The USPTO experienced a massive power failure on December 22, 2015, resulting in a cascading sequence of subsequent computer failures that left its electronic filing system completely unusable and inoperable. Rather than take some other action, the USPTO made the decision to consider those days from December 22, 2015 until December 24, 2015, after which the electronic filing system was again available, as “Federal holiday[s] within the District of Colombia”, thus extending any deadlines falling on those days as provided for under US laws and regulations. In its statement, the USPTO declared:

As a result, “[a]ny action or fee due on these days will be considered as timely for the purposes of, e.g., 15 U.S.C. §§ 1051(b), 1058, 1059, 1062(b), 1063, 1064, and 1126(d), or 35 U.S.C. §§ 119, 120, 133, and 151, if the action is taken, or the fee paid, on the next succeeding business day on which the USPTO is open (37 C.F.R. §§ 1.7(a) and 2.196).”

This all came about despite all other procedures for submitting filings to the USPTO remaining available over the December 22-24 time period, for example, hand carrying to the USPTO mailroom, sending filings via certified mail, sending documents via facsimile, etc.

Elm 3DS Innovations LLC (“Elm”) challenged the USPTO’s authority to declare that a day was a “Federal holiday within the District of Colombia” when that day was not treated as such by any other Federal agency.

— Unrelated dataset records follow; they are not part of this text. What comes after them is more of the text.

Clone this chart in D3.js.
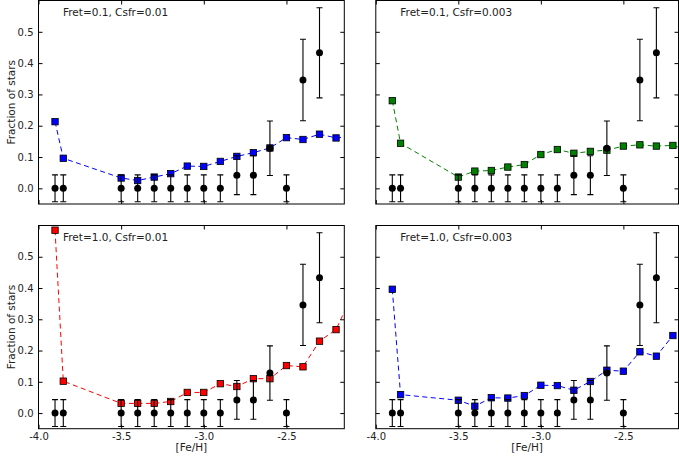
<!DOCTYPE html>
<html><head><meta charset="utf-8">
<script src="https://cdn.jsdelivr.net/npm/d3@7"></script>
<style>body{margin:0;background:#fff}svg{display:block}text{font-family:"DejaVu Sans",sans-serif;fill:#222}</style>
</head><body><svg id="c" width="679" height="460"></svg>
<script>
// Observed data (black points with error bars)
const obsFeH = [-3.9,-3.85,-3.5,-3.4,-3.3,-3.2,-3.1,-3.0,-2.9,-2.8,-2.7,-2.6,-2.5,-2.4,-2.3];
const obsFrac = [0,0,0,0,0,0,0,0,0,0.042,0.042,0.128,0,0.346,0.433];
const obsErr = [0.043,0.043,0.043,0.043,0.043,0.043,0.043,0.043,0.043,0.062,0.062,0.087,0.043,0.13,0.144];
// Model data
const modelFeH = [-3.9,-3.85,-3.5,-3.4,-3.3,-3.2,-3.1,-3.0,-2.9,-2.8,-2.7,-2.6,-2.5,-2.4,-2.3,-2.2,-2.1];
const modelA = [0.213,0.096,0.033,0.025,0.036,0.047,0.071,0.070,0.086,0.102,0.114,0.129,0.162,0.156,0.173,0.161,0.167];
const modelB = [0.280,0.144,0.036,0.055,0.057,0.068,0.076,0.108,0.124,0.112,0.118,0.122,0.135,0.139,0.135,0.137,0.12];
const modelC = [0.585,0.102,0.031,0.031,0.031,0.037,0.066,0.066,0.094,0.085,0.110,0.110,0.152,0.148,0.230,0.267,0.38];
const modelD = [0.396,0.059,0.041,0.022,0.049,0.048,0.056,0.089,0.088,0.073,0.101,0.137,0.134,0.196,0.182,0.248,0.27];
const panelLabels = ["Fret=0.1, Csfr=0.01","Fret=0.1, Csfr=0.003","Fret=1.0, Csfr=0.01","Fret=1.0, Csfr=0.003"];
const xTicks = [-4.0,-3.5,-3.0,-2.5];
const yTicks = [0.0,0.1,0.2,0.3,0.4,0.5];

const panels = [
  {x0:38.5,x1:344.3,xmax:-2.15,y0:0.5,y1:204,model:modelA,color:"#0000ff",label:panelLabels[0],left:true,bottom:false},
  {x0:375.8,x1:678.5,xmax:-2.166,y0:0.5,y1:204,model:modelB,color:"#008000",label:panelLabels[1],left:false,bottom:false},
  {x0:38.5,x1:344.3,xmax:-2.15,y0:225.5,y1:428.7,model:modelC,color:"#ff0000",label:panelLabels[2],left:true,bottom:true},
  {x0:375.8,x1:678.5,xmax:-2.166,y0:225.5,y1:428.7,model:modelD,color:"#0000ff",label:panelLabels[3],left:false,bottom:true}
];
const svg = d3.select("#c");
panels.forEach((p,i)=>{
  const x = d3.scaleLinear().domain([-4.0,p.xmax]).range([p.x0,p.x1]);
  const y = d3.scaleLinear().domain([-0.05,0.6]).range([p.y1,p.y0]);
  const g = svg.append("g");
  const cid = "clip"+i;
  g.append("clipPath").attr("id",cid).append("rect").attr("x",p.x0).attr("y",p.y0).attr("width",p.x1-p.x0).attr("height",p.y1-p.y0);
  const pg = g.append("g").attr("clip-path",`url(#${cid})`);
  const pts = p.model.map((v,j)=>[modelFeH[j],v]);
  pg.append("path").attr("d",d3.line().x(d=>x(d[0])).y(d=>y(d[1]))(pts))
    .attr("fill","none").attr("stroke",p.color).attr("stroke-width",1).attr("stroke-dasharray","5,3.5");
  pg.selectAll("rect.m").data(pts).enter().append("rect")
    .attr("x",d=>x(d[0])-3.2).attr("y",d=>y(d[1])-3.2).attr("width",6.4).attr("height",6.4)
    .attr("fill",p.color).attr("stroke","#000").attr("stroke-width",0.8);
  // error bars
  obsFeH.forEach((f,j)=>{
    const cx = x(f), lo=y(obsFrac[j]-obsErr[j]), hi=y(obsFrac[j]+obsErr[j]);
    pg.append("line").attr("x1",cx).attr("x2",cx).attr("y1",lo).attr("y2",hi).attr("stroke","#000").attr("stroke-width",1.1);
    [lo,hi].forEach(yy=>pg.append("line").attr("x1",cx-3).attr("x2",cx+3).attr("y1",yy).attr("y2",yy).attr("stroke","#000").attr("stroke-width",1.1));
    pg.append("circle").attr("cx",cx).attr("cy",y(obsFrac[j])).attr("r",3.5).attr("fill","#000");
  });
  // frame
  g.append("rect").attr("x",p.x0).attr("y",p.y0).attr("width",p.x1-p.x0).attr("height",p.y1-p.y0)
    .attr("fill","none").attr("stroke","#000").attr("stroke-width",1);
  // ticks inside
  const tl=4;
  const bAxis = d3.axisBottom(x).tickValues(xTicks).tickSizeInner(-tl).tickSizeOuter(0).tickFormat(d3.format(".1f"));
  const ba = g.append("g").attr("transform",`translate(0,${p.y1})`).call(bAxis);
  ba.select(".domain").remove();
  ba.selectAll("text").attr("dy",null).attr("y",8).attr("dominant-baseline","middle").style("font-size","10px").style("font-family","DejaVu Sans").attr("fill","#222")
    .text(d=>d.toFixed(1).replace("−","-"));
  if(!p.bottom) ba.selectAll("text").remove();
  const ta = g.append("g").attr("transform",`translate(0,${p.y0})`).call(d3.axisTop(x).tickValues(xTicks).tickSizeInner(-tl).tickSizeOuter(0).tickFormat(""));
  ta.select(".domain").remove();
  const la = g.append("g").attr("transform",`translate(${p.x0},0)`).call(d3.axisLeft(y).tickValues(yTicks).tickSizeInner(-tl).tickSizeOuter(0).tickFormat(d3.format(".1f")));
  la.select(".domain").remove();
  la.selectAll("text").attr("x",-5).style("font-size","10px").style("font-family","DejaVu Sans").attr("fill","#222");
  if(!p.left) la.selectAll("text").remove();
  const ra = g.append("g").attr("transform",`translate(${p.x1},0)`).call(d3.axisRight(y).tickValues(yTicks).tickSizeInner(-tl).tickSizeOuter(0).tickFormat(""));
  ra.select(".domain").remove();
  g.selectAll(".tick line").attr("stroke","#000");
  g.append("text").attr("x",p.x0+24.5).attr("y",p.y0+12).attr("dominant-baseline","middle").style("font-size","10.5px").text(p.label);
  if(p.left){
    const cy=(p.y0+p.y1)/2;
    g.append("text").attr("transform",`translate(12,${cy}) rotate(-90)`).attr("text-anchor","middle").attr("dominant-baseline","middle").style("font-size","10.5px").text("Fraction of stars");
  }
  if(p.bottom){
    g.append("text").attr("x",(p.x0+p.x1)/2).attr("y",448).attr("text-anchor","middle").attr("dominant-baseline","middle").style("font-size","10.5px").text("[Fe/H]");
  }
});
</script></body></html>
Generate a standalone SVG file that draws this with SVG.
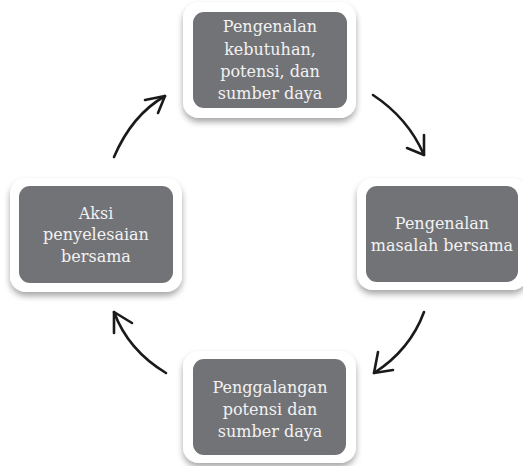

In this regard, Elm asserted that only Congress can declare a “Federal holiday within the District of Colombia.” Further, Elm asserted it was harmed by these “holidays” because the PTAB accepted IPR petitions filed against its patents on December 28, 2015, even though the statutory deadline for the petitions expired December 24, 2015.

In denying Elm’s suit and granting the USPTO’s motion to dismiss, the District Court gave three main reasons in support of its decision:

  1. The IPR statute (35 USC 314 § (d)) precludes judicial review of “any direct challenge to the institution of the IPR proceedings.”
  2. The declaration of holidays was not a “final agency action” reviewable under the APA (Administrative Procedures Act), because it is “[a] merely procedural rule, which does not impose harm.”
  3. Elm has an alternative remedy via appeal to the Federal Circuit once there has been a final decision in the IPR proceedings.

Per the District Court, none of Elm’s alleged injuries were “concrete and immediately felt” when the holidays were declared, but rather were “contingent on events independent of [the holiday] actions,” specifically, those of the IPR petitioners and the PTAB. The District Court also indicated the USPTO’s imposition of these “holidays” did not expand the substantive rights of the IPR petition filers. That is, because of the “holidays” petitioners could file their petitions electronically on December 28 instead of having to request permission to file by mail by December 24, but the substantive IPR requirements were not affected.

Where does this leave us now? Can the USPTO arbitrarily turn any day into a “holiday”, thereby potentially greatly impacting patent certainty and imposing certain restrictions on a patentee’s rights? If Elm’s patents are invalidated in the IPR proceedings, it may again raise its claim against these “holidays” in an appeal to the Federal Circuit. If so, it will then be up to the Federal Circuit to review this USPTO action, or to decide that the action is unreviewable under the IPR statute and/or the APA. If the Federal Circuit renders a decision under the IPR statute, that could leave open the door for challenge by others, for example, a party accused of infringement of a patent that would be invalid but for the additional grace period provided by the “holidays.”